--- BEGIN AVAILABLE RECORDS ---

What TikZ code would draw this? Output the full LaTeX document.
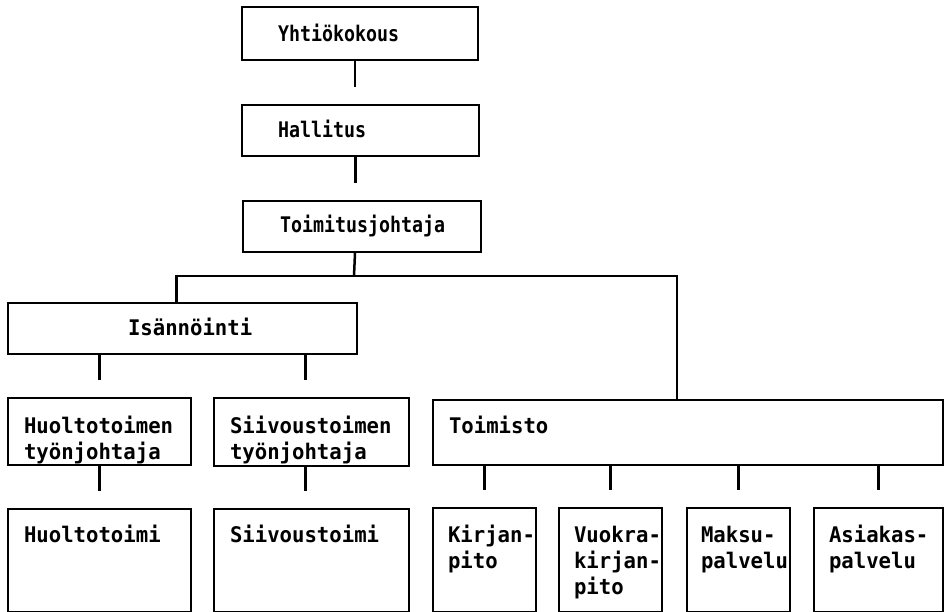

--- END AVAILABLE RECORDS ---
--- BEGIN AVAILABLE RECORDS ---

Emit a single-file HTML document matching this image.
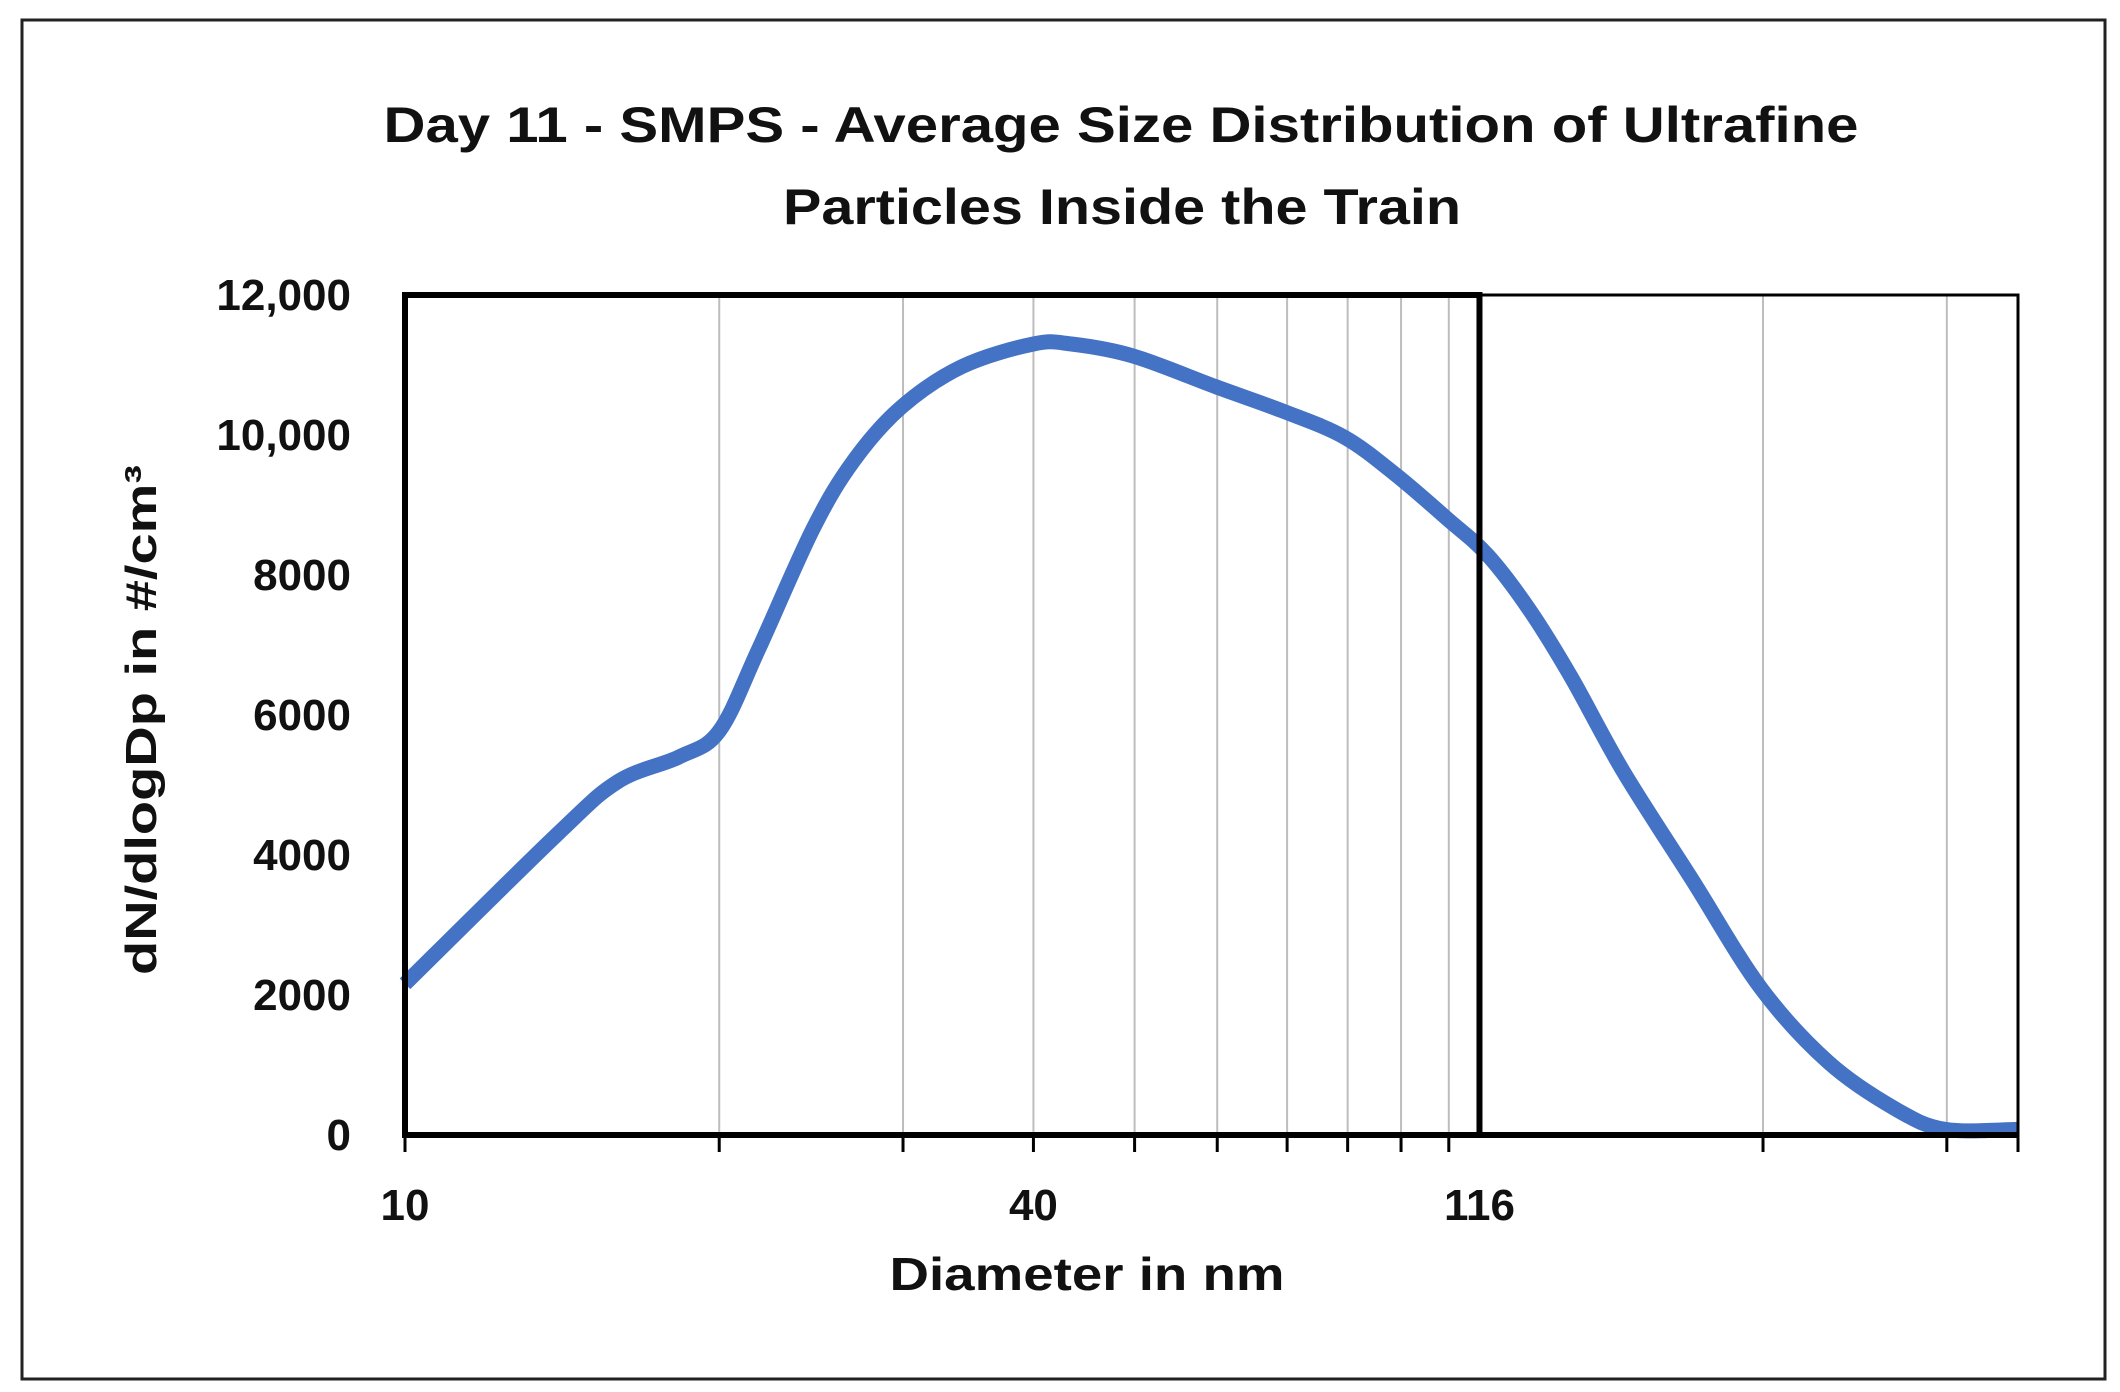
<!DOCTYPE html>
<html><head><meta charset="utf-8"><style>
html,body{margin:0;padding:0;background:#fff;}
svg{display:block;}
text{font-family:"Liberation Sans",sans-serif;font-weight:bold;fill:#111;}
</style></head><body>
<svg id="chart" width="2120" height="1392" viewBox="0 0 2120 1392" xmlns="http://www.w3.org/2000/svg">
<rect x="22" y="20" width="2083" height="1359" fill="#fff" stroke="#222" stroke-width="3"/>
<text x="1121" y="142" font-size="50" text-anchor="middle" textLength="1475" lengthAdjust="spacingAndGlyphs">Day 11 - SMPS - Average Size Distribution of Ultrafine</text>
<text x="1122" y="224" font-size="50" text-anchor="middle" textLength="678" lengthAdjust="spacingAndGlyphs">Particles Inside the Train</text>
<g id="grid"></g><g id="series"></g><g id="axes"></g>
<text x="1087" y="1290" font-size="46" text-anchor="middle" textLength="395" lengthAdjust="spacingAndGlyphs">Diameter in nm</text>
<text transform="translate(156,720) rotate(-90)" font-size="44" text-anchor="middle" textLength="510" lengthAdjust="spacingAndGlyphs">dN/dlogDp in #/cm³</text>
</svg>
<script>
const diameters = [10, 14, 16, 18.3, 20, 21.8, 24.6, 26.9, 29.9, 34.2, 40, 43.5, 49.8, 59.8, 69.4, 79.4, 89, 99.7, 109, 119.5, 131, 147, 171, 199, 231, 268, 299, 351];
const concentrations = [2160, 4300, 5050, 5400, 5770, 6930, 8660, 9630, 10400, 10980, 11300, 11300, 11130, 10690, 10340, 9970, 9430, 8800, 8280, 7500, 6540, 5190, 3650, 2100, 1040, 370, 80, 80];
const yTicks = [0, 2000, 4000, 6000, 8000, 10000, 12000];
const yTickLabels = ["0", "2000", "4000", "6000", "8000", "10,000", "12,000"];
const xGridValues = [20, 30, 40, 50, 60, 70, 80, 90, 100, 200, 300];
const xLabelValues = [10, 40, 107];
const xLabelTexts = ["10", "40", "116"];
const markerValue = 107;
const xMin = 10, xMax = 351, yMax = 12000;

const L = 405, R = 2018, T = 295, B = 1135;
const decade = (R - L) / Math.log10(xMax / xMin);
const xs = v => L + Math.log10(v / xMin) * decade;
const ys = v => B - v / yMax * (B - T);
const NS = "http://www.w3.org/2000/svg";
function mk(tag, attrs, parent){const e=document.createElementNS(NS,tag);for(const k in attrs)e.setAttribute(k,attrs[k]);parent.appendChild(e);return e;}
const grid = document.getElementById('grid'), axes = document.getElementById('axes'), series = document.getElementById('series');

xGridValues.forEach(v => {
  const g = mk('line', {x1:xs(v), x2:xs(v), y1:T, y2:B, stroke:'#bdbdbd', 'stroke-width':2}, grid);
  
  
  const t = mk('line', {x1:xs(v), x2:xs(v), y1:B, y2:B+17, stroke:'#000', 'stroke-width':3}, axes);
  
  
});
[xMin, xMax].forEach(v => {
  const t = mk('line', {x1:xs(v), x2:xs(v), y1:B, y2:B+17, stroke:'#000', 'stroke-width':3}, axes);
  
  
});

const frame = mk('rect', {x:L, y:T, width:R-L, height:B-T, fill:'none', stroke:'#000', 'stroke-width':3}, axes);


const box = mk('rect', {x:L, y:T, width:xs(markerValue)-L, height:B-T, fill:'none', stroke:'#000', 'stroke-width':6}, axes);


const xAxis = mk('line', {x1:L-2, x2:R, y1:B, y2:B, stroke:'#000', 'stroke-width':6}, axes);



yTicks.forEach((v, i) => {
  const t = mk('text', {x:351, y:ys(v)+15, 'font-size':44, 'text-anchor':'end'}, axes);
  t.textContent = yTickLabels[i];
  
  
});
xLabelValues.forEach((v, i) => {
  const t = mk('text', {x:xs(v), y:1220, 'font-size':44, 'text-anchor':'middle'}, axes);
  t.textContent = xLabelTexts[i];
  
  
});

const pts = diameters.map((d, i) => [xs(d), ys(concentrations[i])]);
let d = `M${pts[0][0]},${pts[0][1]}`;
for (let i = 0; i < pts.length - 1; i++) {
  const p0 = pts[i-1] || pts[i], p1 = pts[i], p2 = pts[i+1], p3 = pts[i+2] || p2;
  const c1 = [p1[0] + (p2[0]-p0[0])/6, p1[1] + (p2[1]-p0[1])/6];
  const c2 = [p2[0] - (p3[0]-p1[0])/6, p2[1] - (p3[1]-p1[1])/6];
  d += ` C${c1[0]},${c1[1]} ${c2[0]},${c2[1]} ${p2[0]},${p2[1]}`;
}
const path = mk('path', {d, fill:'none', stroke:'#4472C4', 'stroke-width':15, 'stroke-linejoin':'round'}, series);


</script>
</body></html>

--- END AVAILABLE RECORDS ---
--- BEGIN AVAILABLE RECORDS ---

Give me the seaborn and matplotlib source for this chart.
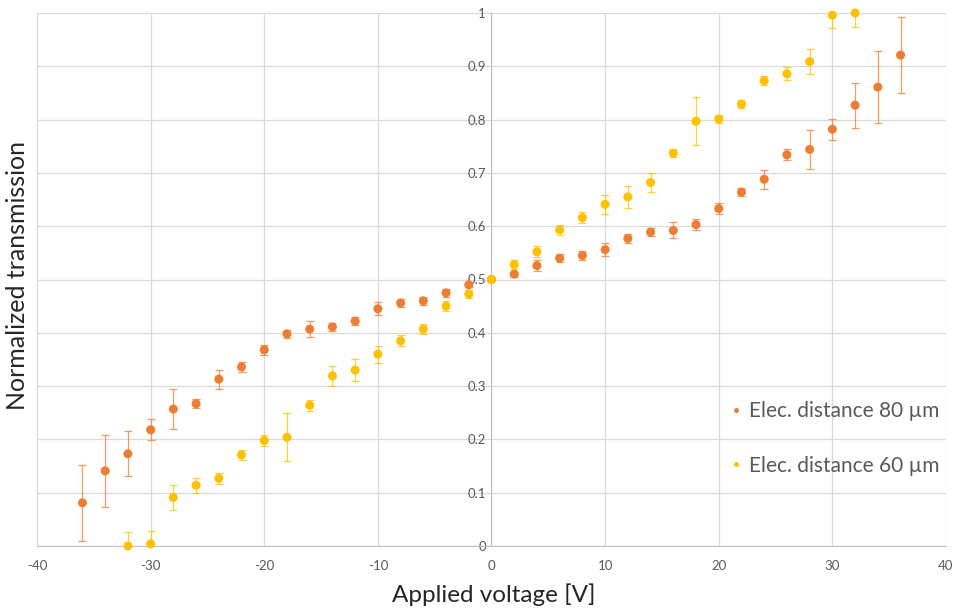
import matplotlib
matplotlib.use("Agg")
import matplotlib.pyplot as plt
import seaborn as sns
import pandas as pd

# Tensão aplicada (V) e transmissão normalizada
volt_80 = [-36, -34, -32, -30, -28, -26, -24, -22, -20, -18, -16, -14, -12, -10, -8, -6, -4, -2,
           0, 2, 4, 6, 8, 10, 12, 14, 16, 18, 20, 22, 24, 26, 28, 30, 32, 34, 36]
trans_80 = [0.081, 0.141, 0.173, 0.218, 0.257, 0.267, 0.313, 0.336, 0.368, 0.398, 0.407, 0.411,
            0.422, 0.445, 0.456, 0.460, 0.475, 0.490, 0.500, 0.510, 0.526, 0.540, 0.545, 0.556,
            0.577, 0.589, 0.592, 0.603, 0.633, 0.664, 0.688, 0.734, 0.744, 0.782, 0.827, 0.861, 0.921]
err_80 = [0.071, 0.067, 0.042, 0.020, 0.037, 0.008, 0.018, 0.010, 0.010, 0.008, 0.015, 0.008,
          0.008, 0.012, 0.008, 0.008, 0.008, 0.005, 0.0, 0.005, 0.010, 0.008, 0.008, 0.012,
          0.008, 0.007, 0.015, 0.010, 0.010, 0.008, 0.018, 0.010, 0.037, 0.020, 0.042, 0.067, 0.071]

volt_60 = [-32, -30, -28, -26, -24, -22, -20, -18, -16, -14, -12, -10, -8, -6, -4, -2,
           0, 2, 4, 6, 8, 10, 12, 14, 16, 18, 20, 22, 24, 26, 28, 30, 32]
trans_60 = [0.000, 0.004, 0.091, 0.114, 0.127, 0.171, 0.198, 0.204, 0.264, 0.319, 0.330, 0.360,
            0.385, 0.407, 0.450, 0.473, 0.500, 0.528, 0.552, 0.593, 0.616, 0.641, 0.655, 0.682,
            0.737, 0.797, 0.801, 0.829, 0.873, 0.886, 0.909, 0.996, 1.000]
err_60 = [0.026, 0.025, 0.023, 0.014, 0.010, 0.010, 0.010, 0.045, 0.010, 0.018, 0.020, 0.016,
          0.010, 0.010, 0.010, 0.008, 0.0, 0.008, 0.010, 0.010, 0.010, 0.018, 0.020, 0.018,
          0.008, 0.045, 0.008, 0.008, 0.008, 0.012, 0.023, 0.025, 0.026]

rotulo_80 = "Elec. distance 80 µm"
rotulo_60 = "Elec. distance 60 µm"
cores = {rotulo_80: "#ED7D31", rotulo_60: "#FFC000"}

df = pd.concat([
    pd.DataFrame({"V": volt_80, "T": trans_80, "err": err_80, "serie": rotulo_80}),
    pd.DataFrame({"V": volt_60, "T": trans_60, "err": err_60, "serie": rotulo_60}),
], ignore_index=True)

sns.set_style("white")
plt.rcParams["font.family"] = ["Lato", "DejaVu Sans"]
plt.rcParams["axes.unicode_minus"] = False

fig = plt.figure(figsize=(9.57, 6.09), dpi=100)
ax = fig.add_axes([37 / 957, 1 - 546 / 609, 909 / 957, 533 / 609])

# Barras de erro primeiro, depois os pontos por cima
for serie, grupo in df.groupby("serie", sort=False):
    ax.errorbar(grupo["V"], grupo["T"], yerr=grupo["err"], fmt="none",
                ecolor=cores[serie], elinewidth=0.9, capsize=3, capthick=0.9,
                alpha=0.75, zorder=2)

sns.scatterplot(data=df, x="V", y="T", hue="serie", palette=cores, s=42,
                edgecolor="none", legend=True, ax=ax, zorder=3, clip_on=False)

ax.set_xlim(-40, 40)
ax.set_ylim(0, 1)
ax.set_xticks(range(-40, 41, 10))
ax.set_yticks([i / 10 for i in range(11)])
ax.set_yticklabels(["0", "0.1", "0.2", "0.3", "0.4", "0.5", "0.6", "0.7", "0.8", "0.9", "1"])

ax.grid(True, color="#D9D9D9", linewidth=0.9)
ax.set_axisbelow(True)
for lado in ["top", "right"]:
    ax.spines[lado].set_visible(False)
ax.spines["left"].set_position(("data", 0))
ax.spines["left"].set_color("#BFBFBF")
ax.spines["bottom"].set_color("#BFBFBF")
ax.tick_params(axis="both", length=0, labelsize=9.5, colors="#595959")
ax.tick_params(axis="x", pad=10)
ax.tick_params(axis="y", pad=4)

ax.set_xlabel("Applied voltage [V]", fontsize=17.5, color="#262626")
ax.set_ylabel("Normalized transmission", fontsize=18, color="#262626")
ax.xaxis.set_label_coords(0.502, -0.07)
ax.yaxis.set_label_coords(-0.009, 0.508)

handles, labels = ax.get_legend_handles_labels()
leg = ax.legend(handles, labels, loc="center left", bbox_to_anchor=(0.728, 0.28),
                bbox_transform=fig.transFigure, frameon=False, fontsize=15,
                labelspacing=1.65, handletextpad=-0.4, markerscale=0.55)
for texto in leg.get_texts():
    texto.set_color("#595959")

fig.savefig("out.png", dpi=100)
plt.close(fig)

--- END AVAILABLE RECORDS ---

__DIRECTIONS FOR THIS TASK__
Pull out each line containing the word "document" and copy it.

__THE OUTPUT__
What TikZ code would draw this? Output the full LaTeX document.
Emit a single-file HTML document matching this image.
function mk(tag, attrs, parent){const e=document.createElementNS(NS,tag);for(const k in attrs)e.setAttribute(k,attrs[k]);parent.appendChild(e);return e;}
const grid = document.getElementById('grid'), axes = document.getElementById('axes'), series = document.getElementById('series');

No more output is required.